On the one hand, this is a nation of laws. If torture violates U.S. law -- and it does -- and if Americans engaged in torture -- and they did -- that cannot be ignored, forgotten, swept away. When other nations violate human rights, the United States objects and insists on some accounting. It can't ask less of itself. Yet this is also a nation where two political parties compete civilly and alternate power peacefully. Regimes do not seek vengeance, through the courts or otherwise, as they succeed each other. Were Obama to criminally investigate his predecessor for what George W. Bush believed to be decisions made in the national interest, it could trigger a debilitating, unending cycle.
There is a better, though not perfect, solution, one that the administration reportedly considered, rejected and should consider again: a high-level, respected commission to examine the choices made in the wake of Sept. 11, 2001, and their consequences. Such a commission would investigate not just the Bush administration but the government, including Congress. It would give former vice president Dick Cheney a forum to make his case on the necessity of "enhanced interrogation techniques." It would examine the efficacy of such techniques, if any, and the question of whether, even if they work, waterboarding and other methods long considered torture ever can be justified. But a fair-minded commission -- co-chaired by, say, former Supreme Court justices Sandra Day O'Connor and David Souter -- could help the nation come to grips with its past and show the world that America is serious about doing so. It could help Americans understand how this country came to engage in what many regard as vile and un-American practices.

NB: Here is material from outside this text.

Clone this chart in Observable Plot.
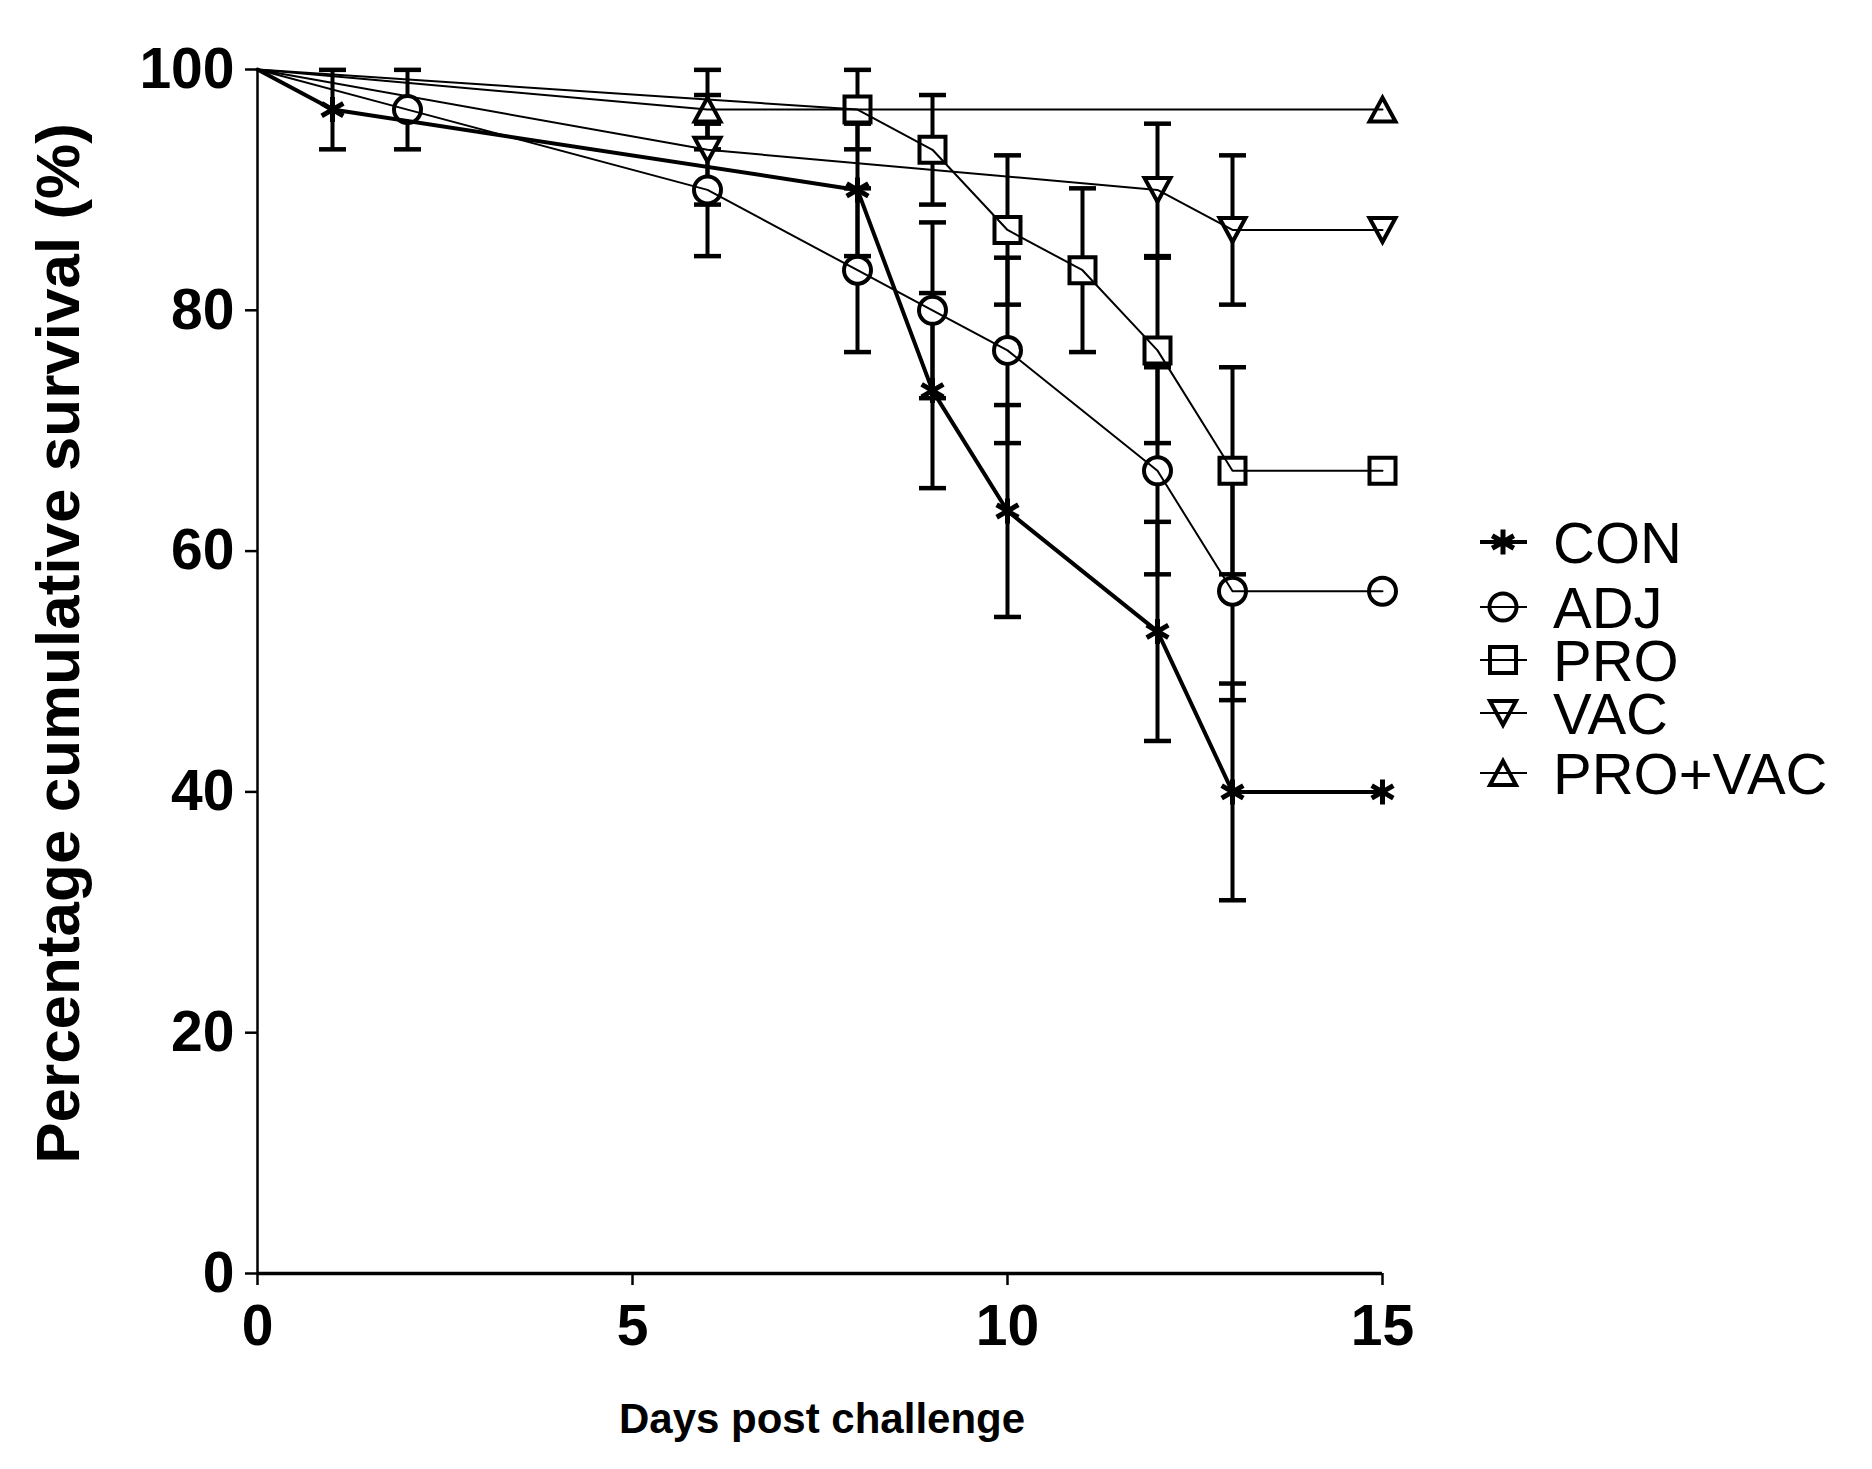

It might help the country respond better the next time it is frightened.
Senator Pat Leahy (D-VT) called for such a commission in March. Stuart Taylor discussed a similar idea in July, 2008 in Newsweek. Hiatt joins Taylor in suggesting that granting amnesty in exchange for the truth may avoid accusations of political revenge while enabling a clarified US policy for the future.
Though I would hesitate to give the policy-makers in the Bush administration a legal pass for sanctioning torture, I might consider doing so for a higher goal: ensuring that such practices are never repeated by this nation.